My official tester’s favorite game on the discs, Super Bug Mom, had him delivering Miss Spider’s children to their favorite activities and watching animated clips as a reward for successfully completing the task.

• Fantastic Four, from Activation for Game Boy Advance, $29.99. Marvel Comics’ legendary superhero family stars in one of the year’s hottest films and also has found a home on Nintendo’s hand-held gaming system in a challenge that will thrill 10-year olds.

A single player eventually is able to control Mr. Fantastic, the Invisible Woman, the Human Torch and the Thing through a story based on the movie but extended to include missions to stop comic-book archenemies such as Diablo, the Mole Man and Blastaar.

The action through 3-D environments is mainly of the button-mashing, platform variety while each hero uses familiar powers — the Human Torch, for example, shoots fireballs to pummel hordes of nasty robots, thugs and dinosaurs.

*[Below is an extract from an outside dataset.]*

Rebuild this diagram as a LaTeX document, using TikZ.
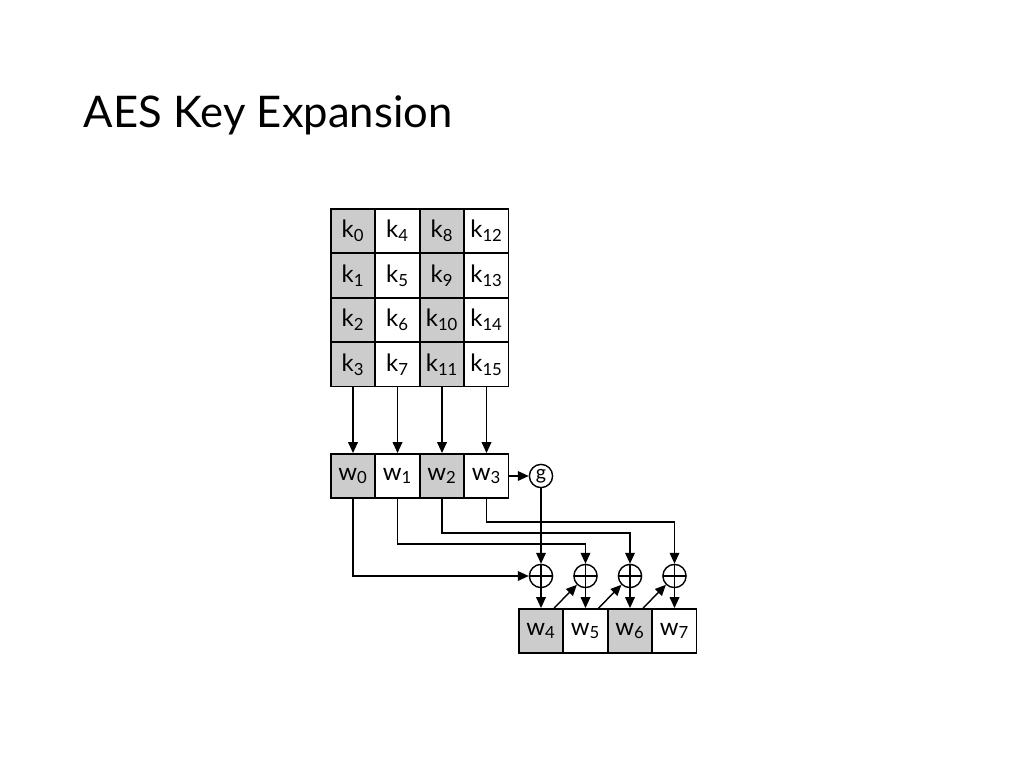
\documentclass[tikz,border=0pt]{standalone}
\usepackage{fontspec}
\setmainfont{Lato}
\usetikzlibrary{arrows.meta}

\begin{document}
\begin{tikzpicture}[x=0.025cm, y=-0.025cm,
                cell/.style={draw, line width=1.1pt, minimum size=11.1mm, inner sep=0pt, font=\fontsize{17}{20}\selectfont},
                shaded/.style={cell, fill=gray!40},
                xorop/.style={circle, draw, line width=1pt, minimum size=5.8mm, inner sep=0pt,
                    path picture={\draw[line width=1pt] (path picture bounding box.north) -- (path picture bounding box.south)
                        (path picture bounding box.west) -- (path picture bounding box.east);}},
                gfun/.style={circle, draw, line width=1pt, minimum size=5.8mm, inner sep=0pt, font=\fontsize{14}{16}\selectfont},
                arr/.style={line width=1pt, -{Triangle[length=2.7mm, width=2.4mm]}}
            ]
            \useasboundingbox (0,0) rectangle (1024,767);
            \node[anchor=base west, font=\fontsize{31}{38}\selectfont] (title) at (79,128) {AES Key Expansion};

            % key bytes and first four words
            \foreach \c/\s in {0/shaded,1/cell,2/shaded,3/cell} {
                \foreach \r in {0,...,3} {
                    \pgfmathtruncatemacro{\n}{4*\c+\r}
                    \node[\s] (k\n) at (353+44.5*\c, 231+44.5*\r) {k\textsubscript{\n}};
                }
                \node[\s] (w\c) at (353+44.5*\c, 476) {w\textsubscript{\c}};
            }
            \node[gfun] (g) at (541,476) {g};

            % next four words and xors
            \foreach \i/\s in {4/shaded,5/cell,6/shaded,7/cell} {
                \node[\s] (w\i) at (541+44.5*\i-178, 631) {w\textsubscript{\i}};
                \node[xorop] (x\i) at (541+44.5*\i-178, 576) {};
                \draw[arr] (x\i) -- (w\i);
            }

            \draw[arr] (k3) -- (w0);
            \draw[arr] (k7) -- (w1);
            \draw[arr] (k11) -- (w2);
            \draw[arr] (k15) -- (w3);
            \draw[arr] (w3) -- (g);
            \draw[arr] (g) -- (x4);
            \draw[arr] (w0.south) |- (x4);
            \draw[arr] (w1.south) -- ++(0,45) -| (x5);
            \draw[arr] (w2.south) -- ++(0,34) -| (x6);
            \draw[arr] (w3.south) -- ++(0,23) -| (x7);
            \draw[arr] ([xshift=-7pt]w4.north east) -- (x5);
            \draw[arr] ([xshift=-7pt]w5.north east) -- (x6);
            \draw[arr] ([xshift=-7pt]w6.north east) -- (x7);
            \end{tikzpicture}
\end{document}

Characters often must work together — the elastic Mr. Fantastic can act as a bridge for the Invisible Woman to cross, or a trio of heroes can protect the Thing from missiles as he lifts a fire engine away from danger — to give junior a lesson in teamwork.

The quick-paced game even manages to include images of the film’s actors along with streams of humorous text-based dialogue.

• Herbie: Fully Loaded, from Disney Interactive for Game Boy Advance, $29.99. Despite the slick-looking 3-D environments and potential charm of Lindsay Lohan driving the world’s most famous Volkswagen, this mediocre driving challenge, loosely based on the new movie, will only frustrate younger gamers.

A single player plows through eight tracks, driving against NASCAR-type vehicles while controlling a moody metallic movie star that can spit tires, jump and turbo-speed past the competition.

Disney developers need to remind themselves that replayability as well as multiplayer options (especially in race simulation) and giving players a chance to win instead of just spotlighting licensed characters are the ingredients for successful games.